Data extract
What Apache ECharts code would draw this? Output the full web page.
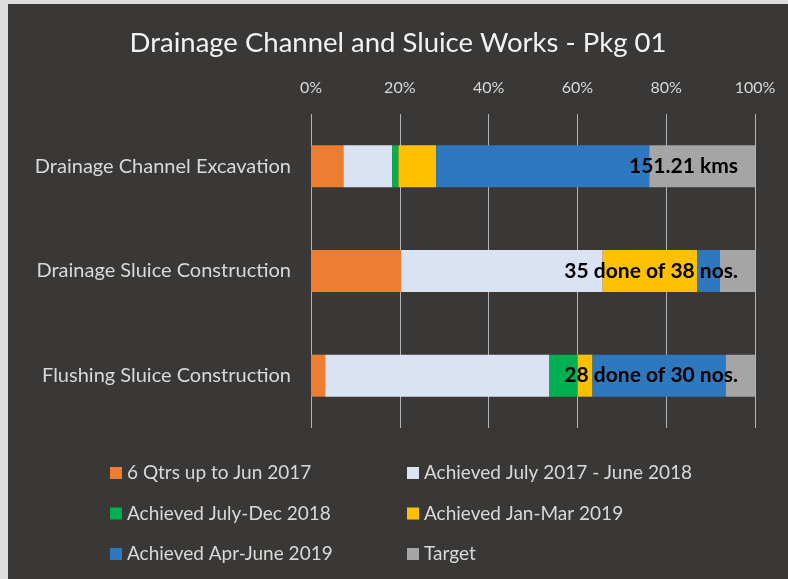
<!DOCTYPE html>
<html>
<head>
<meta charset="utf-8">
<script src="https://cdn.jsdelivr.net/npm/echarts@6/dist/echarts.min.js"></script>
<style>
  html, body { margin: 0; padding: 0; background: #dcdcdc; }
  #main { position: absolute; left: 8px; top: 4px; width: 780px; height: 575px; }
</style>
</head>
<body>
<div id="main"></div>
<script>
// categories, top to bottom
var categories = ['Drainage Channel Excavation', 'Drainage Sluice Construction', 'Flushing Sluice Construction'];
var seriesNames = ['6 Qtrs up to Jun 2017', 'Achieved July 2017 - June 2018', 'Achieved July-Dec 2018',
  'Achieved Jan-Mar 2019', 'Achieved Apr-June 2019', 'Target'];
// share of each stage, in percent
var qtrs6 = [7.3, 20.3, 3.2];
var jul17Jun18 = [11.0, 45.4, 50.5];
var julDec18 = [1.4, 0, 6.4];
var janMar19 = [8.5, 21.3, 3.3];
var aprJun19 = [48.0, 5.1, 30.0];
var target = [23.8, 7.9, 6.6];
var barLabels = ['151.21 kms', '35 done of 38 nos.', '28 done of 30 nos.'];
var tickValues = [0, 20, 40, 60, 80, 100];

var colors = ['#ED7D31', '#DAE3F3', '#00B050', '#FFC000', '#2E78C0', '#A5A5A5'];
var font = 'Lato, "Open Sans", sans-serif';

var chart = echarts.init(document.getElementById('main'));

var values = [qtrs6, jul17Jun18, julDec18, janMar19, aprJun19, target];
var series = [];
for (var i = 0; i < values.length; i++) {
  var s = {
    name: seriesNames[i],
    type: 'bar',
    stack: 'all',
    barWidth: 42,
    data: values[i],
    itemStyle: { color: colors[i] }
  };
  if (i == values.length - 1) {
    // the text labels sit at the right end of each bar
    s.label = {
      show: true,
      position: 'insideRight',
      distance: 17,
      color: '#000',
      fontFamily: font,
      fontWeight: 'bold',
      fontSize: 21,
      formatter: function (p) { return barLabels[p.dataIndex]; }
    };
  }
  series.push(s);
}

var legendText = { color: '#d9d9d9', fontSize: 19, fontFamily: font, lineHeight: 22 };

var option = {
  backgroundColor: '#3a3836',
  animation: false,
  color: colors,
  title: {
    text: 'Drainage Channel and Sluice Works - Pkg 01',
    left: 'center',
    top: 25,
    padding: 0,
    textStyle: { color: '#f2f2f2', fontSize: 27.5, fontWeight: 'normal', fontFamily: font }
  },
  legend: [
    {
      orient: 'vertical', left: 102, top: 458, itemGap: 18.5, padding: 0,
      itemWidth: 12, itemHeight: 12, icon: 'rect',
      data: [seriesNames[0], seriesNames[2], seriesNames[4]],
      textStyle: legendText
    },
    {
      orient: 'vertical', left: 399, top: 458, itemGap: 18.5, padding: 0,
      itemWidth: 12, itemHeight: 12, icon: 'rect',
      data: [seriesNames[1], seriesNames[3], seriesNames[5]],
      textStyle: legendText
    }
  ],
  grid: { left: 303, top: 110, width: 444, height: 314 },
  xAxis: {
    type: 'value',
    position: 'top',
    min: tickValues[0],
    max: tickValues[tickValues.length - 1],
    interval: 20,
    axisLine: { show: false },
    axisTick: { show: false },
    axisLabel: { color: '#d9d9d9', fontSize: 16, fontFamily: font, margin: 18, formatter: '{value}%' },
    splitLine: { lineStyle: { color: '#b4b4b4', width: 1 } }
  },
  yAxis: {
    type: 'category',
    inverse: true,
    data: categories,
    axisLine: { show: false },
    axisTick: { show: false },
    axisLabel: { color: '#d9d9d9', fontSize: 20, fontFamily: font, margin: 20 }
  },
  series: series
};

chart.setOption(option);
</script>
</body>
</html>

Task directions
Return to the listing above and set it down exactly, leaving out its pictures.

Completed exercise
What Apache ECharts code would draw this? Output the full web page.
<!DOCTYPE html>
<html>
<head>
<meta charset="utf-8">
<script src="https://cdn.jsdelivr.net/npm/echarts@6/dist/echarts.min.js"></script>
<style>
  html, body { margin: 0; padding: 0; background: #dcdcdc; }
  #main { position: absolute; left: 8px; top: 4px; width: 780px; height: 575px; }
</style>
</head>
<body>
<div id="main"></div>
<script>
// categories, top to bottom
var categories = ['Drainage Channel Excavation', 'Drainage Sluice Construction', 'Flushing Sluice Construction'];
var seriesNames = ['6 Qtrs up to Jun 2017', 'Achieved July 2017 - June 2018', 'Achieved July-Dec 2018',
  'Achieved Jan-Mar 2019', 'Achieved Apr-June 2019', 'Target'];
// share of each stage, in percent
var qtrs6 = [7.3, 20.3, 3.2];
var jul17Jun18 = [11.0, 45.4, 50.5];
var julDec18 = [1.4, 0, 6.4];
var janMar19 = [8.5, 21.3, 3.3];
var aprJun19 = [48.0, 5.1, 30.0];
var target = [23.8, 7.9, 6.6];
var barLabels = ['151.21 kms', '35 done of 38 nos.', '28 done of 30 nos.'];
var tickValues = [0, 20, 40, 60, 80, 100];

var colors = ['#ED7D31', '#DAE3F3', '#00B050', '#FFC000', '#2E78C0', '#A5A5A5'];
var font = 'Lato, "Open Sans", sans-serif';

var chart = echarts.init(document.getElementById('main'));

var values = [qtrs6, jul17Jun18, julDec18, janMar19, aprJun19, target];
var series = [];
for (var i = 0; i < values.length; i++) {
  var s = {
    name: seriesNames[i],
    type: 'bar',
    stack: 'all',
    barWidth: 42,
    data: values[i],
    itemStyle: { color: colors[i] }
  };
  if (i == values.length - 1) {
    // the text labels sit at the right end of each bar
    s.label = {
      show: true,
      position: 'insideRight',
      distance: 17,
      color: '#000',
      fontFamily: font,
      fontWeight: 'bold',
      fontSize: 21,
      formatter: function (p) { return barLabels[p.dataIndex]; }
    };
  }
  series.push(s);
}

var legendText = { color: '#d9d9d9', fontSize: 19, fontFamily: font, lineHeight: 22 };

var option = {
  backgroundColor: '#3a3836',
  animation: false,
  color: colors,
  title: {
    text: 'Drainage Channel and Sluice Works - Pkg 01',
    left: 'center',
    top: 25,
    padding: 0,
    textStyle: { color: '#f2f2f2', fontSize: 27.5, fontWeight: 'normal', fontFamily: font }
  },
  legend: [
    {
      orient: 'vertical', left: 102, top: 458, itemGap: 18.5, padding: 0,
      itemWidth: 12, itemHeight: 12, icon: 'rect',
      data: [seriesNames[0], seriesNames[2], seriesNames[4]],
      textStyle: legendText
    },
    {
      orient: 'vertical', left: 399, top: 458, itemGap: 18.5, padding: 0,
      itemWidth: 12, itemHeight: 12, icon: 'rect',
      data: [seriesNames[1], seriesNames[3], seriesNames[5]],
      textStyle: legendText
    }
  ],
  grid: { left: 303, top: 110, width: 444, height: 314 },
  xAxis: {
    type: 'value',
    position: 'top',
    min: tickValues[0],
    max: tickValues[tickValues.length - 1],
    interval: 20,
    axisLine: { show: false },
    axisTick: { show: false },
    axisLabel: { color: '#d9d9d9', fontSize: 16, fontFamily: font, margin: 18, formatter: '{value}%' },
    splitLine: { lineStyle: { color: '#b4b4b4', width: 1 } }
  },
  yAxis: {
    type: 'category',
    inverse: true,
    data: categories,
    axisLine: { show: false },
    axisTick: { show: false },
    axisLabel: { color: '#d9d9d9', fontSize: 20, fontFamily: font, margin: 20 }
  },
  series: series
};

chart.setOption(option);
</script>
</body>
</html>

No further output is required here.